— What is being asked —
Reproduce all the material exactly, minus any pictures it holds.

— Data segment —

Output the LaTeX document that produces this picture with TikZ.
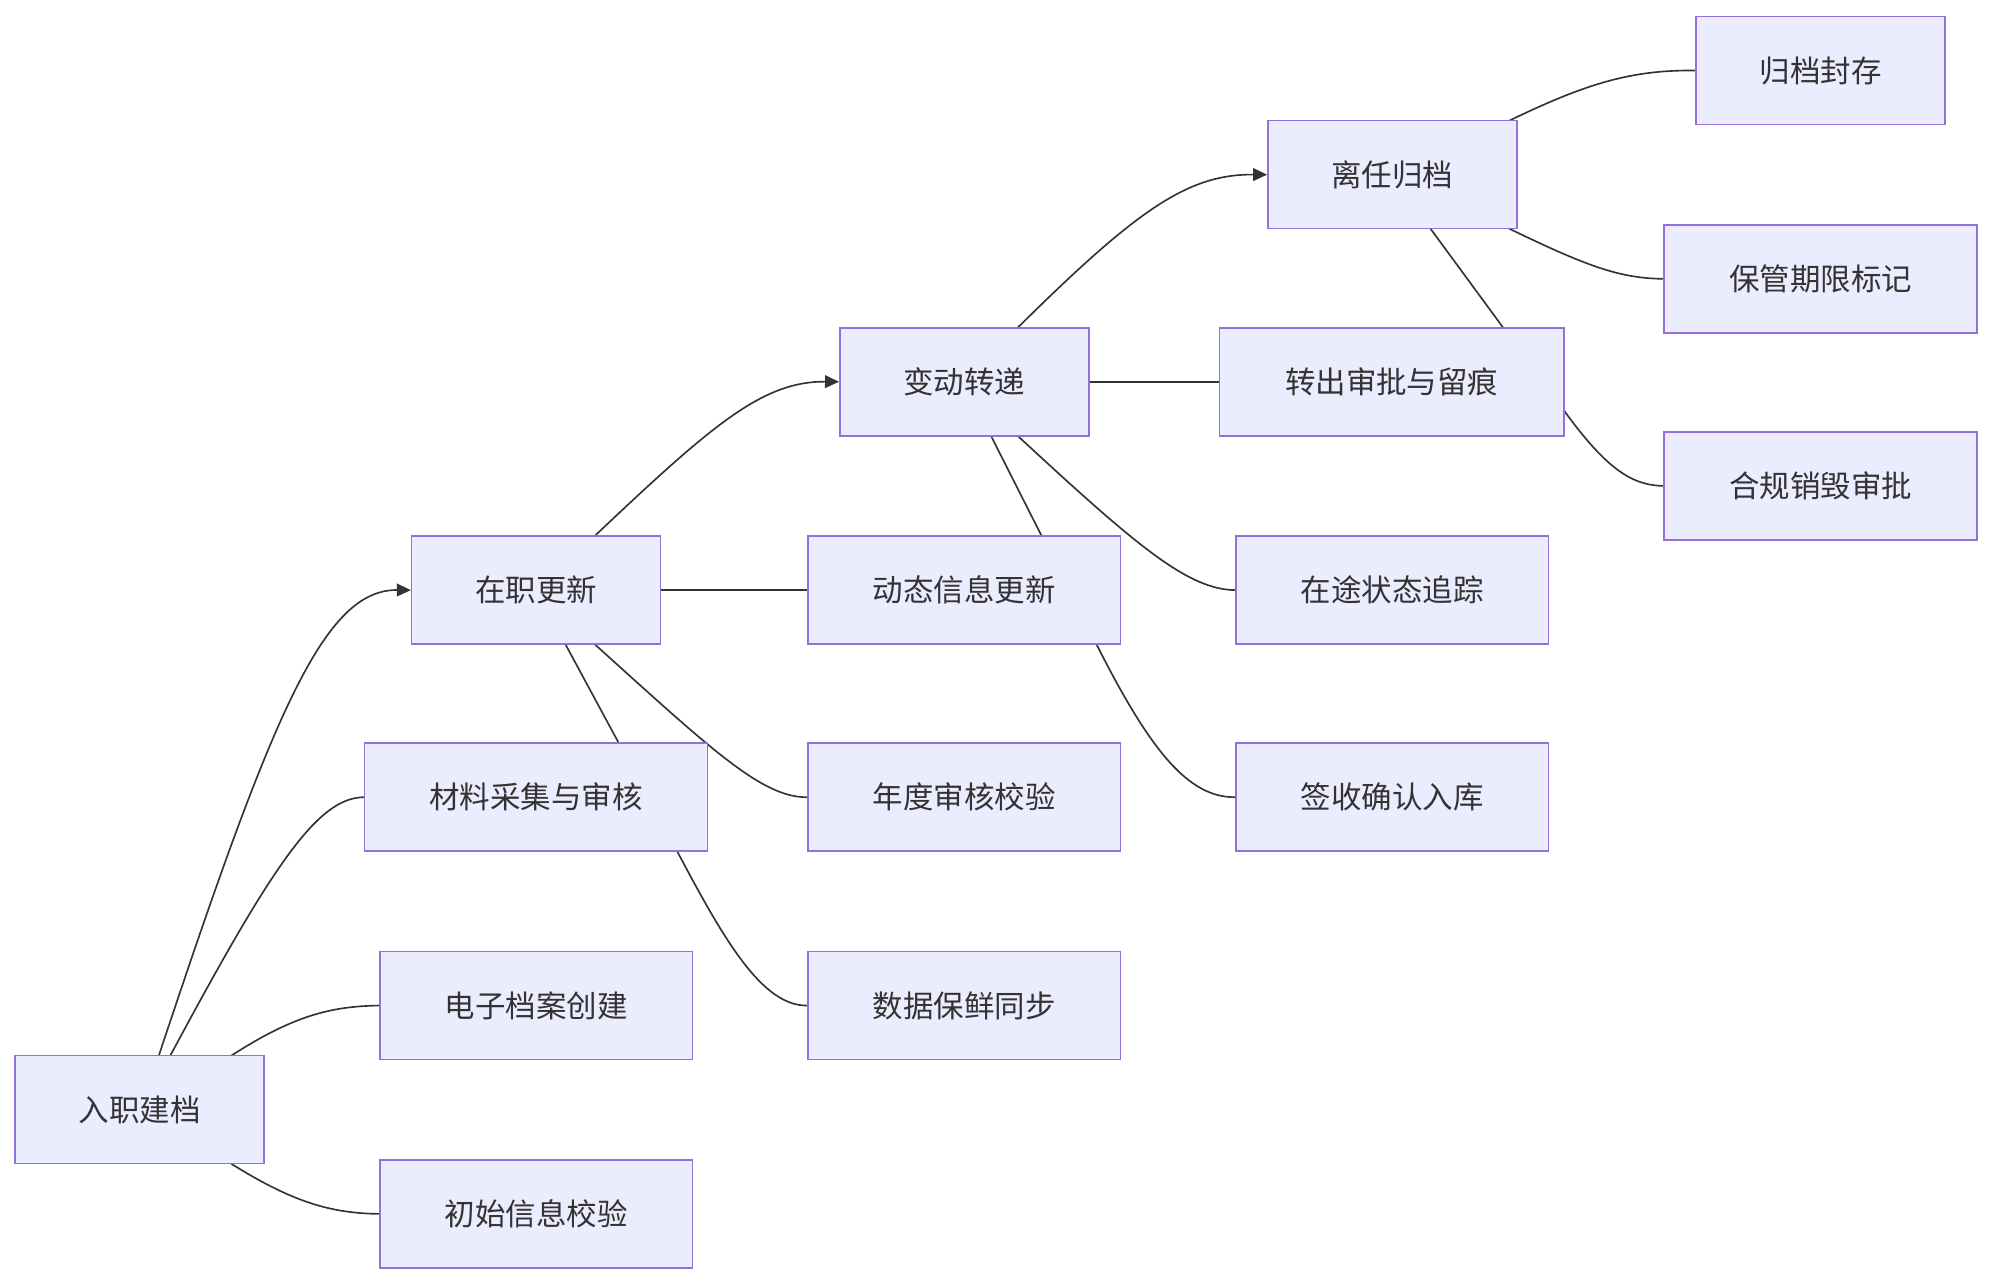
\documentclass[tikz,border=0pt]{standalone}
\usepackage{fontspec}
\newfontfamily\cjk{Noto Sans CJK SC}
\usetikzlibrary{arrows.meta}
\pgfdeclarelayer{bg}
\pgfsetlayers{bg,main}
\definecolor{nfill}{HTML}{ECECFF}
\definecolor{nborder}{HTML}{9370DB}
\definecolor{ln}{HTML}{333333}
\begin{document}
\begin{tikzpicture}[x=1pt,y=-1pt,
  box/.style={draw=nborder,fill=nfill,line width=1.2pt,minimum height=85pt,inner sep=0pt,font=\cjk\fontsize{24}{28}\selectfont,text=ln},
  link/.style={draw=ln,line width=1.3pt},
  arr/.style={link,-{Triangle[length=11pt,width=10pt]}}]
\useasboundingbox (0,0) rectangle (1568,1010);
\node[box,minimum width=196pt] (a) at (110,873.5) {入职建档};
\node[box,minimum width=246pt] (a1) at (422,955.5) {初始信息校验};
\node[box,minimum width=246pt] (a2) at (422,791.5) {电子档案创建};
\node[box,minimum width=270pt] (a3) at (422,627.5) {材料采集与审核};
\node[box,minimum width=196pt] (b) at (422,464.5) {在职更新};
\node[box,minimum width=246pt] (b1) at (759,464.5) {动态信息更新};
\node[box,minimum width=246pt] (b2) at (759,627.5) {年度审核校验};
\node[box,minimum width=246pt] (b3) at (759,791.5) {数据保鲜同步};
\node[box,minimum width=196pt] (c) at (759,300.5) {变动转递};
\node[box,minimum width=271pt] (c1) at (1095.5,300.5) {转出审批与留痕};
\node[box,minimum width=246pt] (c2) at (1096,464.5) {在途状态追踪};
\node[box,minimum width=246pt] (c3) at (1096,627.5) {签收确认入库};
\node[box,minimum width=196pt] (d) at (1096,137.5) {离任归档};
\node[box,minimum width=196pt] (d1) at (1433,55.5) {归档封存};
\node[box,minimum width=246pt] (d2) at (1433,219.5) {保管期限标记};
\node[box,minimum width=246pt] (d3) at (1433,382.5) {合规销毁审批};
\begin{pgfonlayer}{bg}
\coordinate (p1) at (125,831); \coordinate (p2) at (134,831); \coordinate (p3) at (182,831); \coordinate (p4) at (182,916);
\draw[arr] (p1) .. controls (215,560) and (255,464) .. (b.west);
\draw[link] (p2) .. controls (215,680) and (250,628) .. (a3.west);
\draw[link] (p3) .. controls (230,800) and (260,792) .. (a2.west);
\draw[link] (p4) .. controls (230,946) and (260,955) .. (a1.west);
\coordinate (q1) at (468,422); \coordinate (q2) at (445,507); \coordinate (q3) at (468,507);
\draw[arr] (q1) .. controls (560,335) and (600,300) .. (c.west);
\draw[link] (b.east) -- (b1.west);
\draw[link] (q2) -- (533,670) .. controls (570,740) and (600,792) .. (b3.west);
\draw[link] (q3) .. controls (560,590) and (600,628) .. (b2.west);
\coordinate (r1) at (801,258); \coordinate (r2) at (780,343); \coordinate (r3) at (801,343);
\draw[arr] (r1) .. controls (895,165) and (935,137) .. (d.west);
\draw[link] (c.east) -- (c1.west);
\draw[link] (r2) -- (863,507) .. controls (905,590) and (935,628) .. (c3.west);
\draw[link] (r3) .. controls (895,430) and (935,464) .. (c2.west);
\coordinate (s1) at (1188,95); \coordinate (s2) at (1188,180); \coordinate (s3) at (1126,180);
\draw[link] (s1) .. controls (1250,65) and (1285,55) .. (d1.west);
\draw[link] (s2) .. controls (1250,210) and (1275,219) .. (d2.west);
\draw[link] (s3) -- (1231,323) .. controls (1265,370) and (1285,382) .. (d3.west);
\end{pgfonlayer}
\end{tikzpicture}
\end{document}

— Result below —
Output the LaTeX document that produces this picture with TikZ.
\documentclass[tikz,border=0pt]{standalone}
\usepackage{fontspec}
\newfontfamily\cjk{Noto Sans CJK SC}
\usetikzlibrary{arrows.meta}
\pgfdeclarelayer{bg}
\pgfsetlayers{bg,main}
\definecolor{nfill}{HTML}{ECECFF}
\definecolor{nborder}{HTML}{9370DB}
\definecolor{ln}{HTML}{333333}
\begin{document}
\begin{tikzpicture}[x=1pt,y=-1pt,
  box/.style={draw=nborder,fill=nfill,line width=1.2pt,minimum height=85pt,inner sep=0pt,font=\cjk\fontsize{24}{28}\selectfont,text=ln},
  link/.style={draw=ln,line width=1.3pt},
  arr/.style={link,-{Triangle[length=11pt,width=10pt]}}]
\useasboundingbox (0,0) rectangle (1568,1010);
\node[box,minimum width=196pt] (a) at (110,873.5) {入职建档};
\node[box,minimum width=246pt] (a1) at (422,955.5) {初始信息校验};
\node[box,minimum width=246pt] (a2) at (422,791.5) {电子档案创建};
\node[box,minimum width=270pt] (a3) at (422,627.5) {材料采集与审核};
\node[box,minimum width=196pt] (b) at (422,464.5) {在职更新};
\node[box,minimum width=246pt] (b1) at (759,464.5) {动态信息更新};
\node[box,minimum width=246pt] (b2) at (759,627.5) {年度审核校验};
\node[box,minimum width=246pt] (b3) at (759,791.5) {数据保鲜同步};
\node[box,minimum width=196pt] (c) at (759,300.5) {变动转递};
\node[box,minimum width=271pt] (c1) at (1095.5,300.5) {转出审批与留痕};
\node[box,minimum width=246pt] (c2) at (1096,464.5) {在途状态追踪};
\node[box,minimum width=246pt] (c3) at (1096,627.5) {签收确认入库};
\node[box,minimum width=196pt] (d) at (1096,137.5) {离任归档};
\node[box,minimum width=196pt] (d1) at (1433,55.5) {归档封存};
\node[box,minimum width=246pt] (d2) at (1433,219.5) {保管期限标记};
\node[box,minimum width=246pt] (d3) at (1433,382.5) {合规销毁审批};
\begin{pgfonlayer}{bg}
\coordinate (p1) at (125,831); \coordinate (p2) at (134,831); \coordinate (p3) at (182,831); \coordinate (p4) at (182,916);
\draw[arr] (p1) .. controls (215,560) and (255,464) .. (b.west);
\draw[link] (p2) .. controls (215,680) and (250,628) .. (a3.west);
\draw[link] (p3) .. controls (230,800) and (260,792) .. (a2.west);
\draw[link] (p4) .. controls (230,946) and (260,955) .. (a1.west);
\coordinate (q1) at (468,422); \coordinate (q2) at (445,507); \coordinate (q3) at (468,507);
\draw[arr] (q1) .. controls (560,335) and (600,300) .. (c.west);
\draw[link] (b.east) -- (b1.west);
\draw[link] (q2) -- (533,670) .. controls (570,740) and (600,792) .. (b3.west);
\draw[link] (q3) .. controls (560,590) and (600,628) .. (b2.west);
\coordinate (r1) at (801,258); \coordinate (r2) at (780,343); \coordinate (r3) at (801,343);
\draw[arr] (r1) .. controls (895,165) and (935,137) .. (d.west);
\draw[link] (c.east) -- (c1.west);
\draw[link] (r2) -- (863,507) .. controls (905,590) and (935,628) .. (c3.west);
\draw[link] (r3) .. controls (895,430) and (935,464) .. (c2.west);
\coordinate (s1) at (1188,95); \coordinate (s2) at (1188,180); \coordinate (s3) at (1126,180);
\draw[link] (s1) .. controls (1250,65) and (1285,55) .. (d1.west);
\draw[link] (s2) .. controls (1250,210) and (1275,219) .. (d2.west);
\draw[link] (s3) -- (1231,323) .. controls (1265,370) and (1285,382) .. (d3.west);
\end{pgfonlayer}
\end{tikzpicture}
\end{document}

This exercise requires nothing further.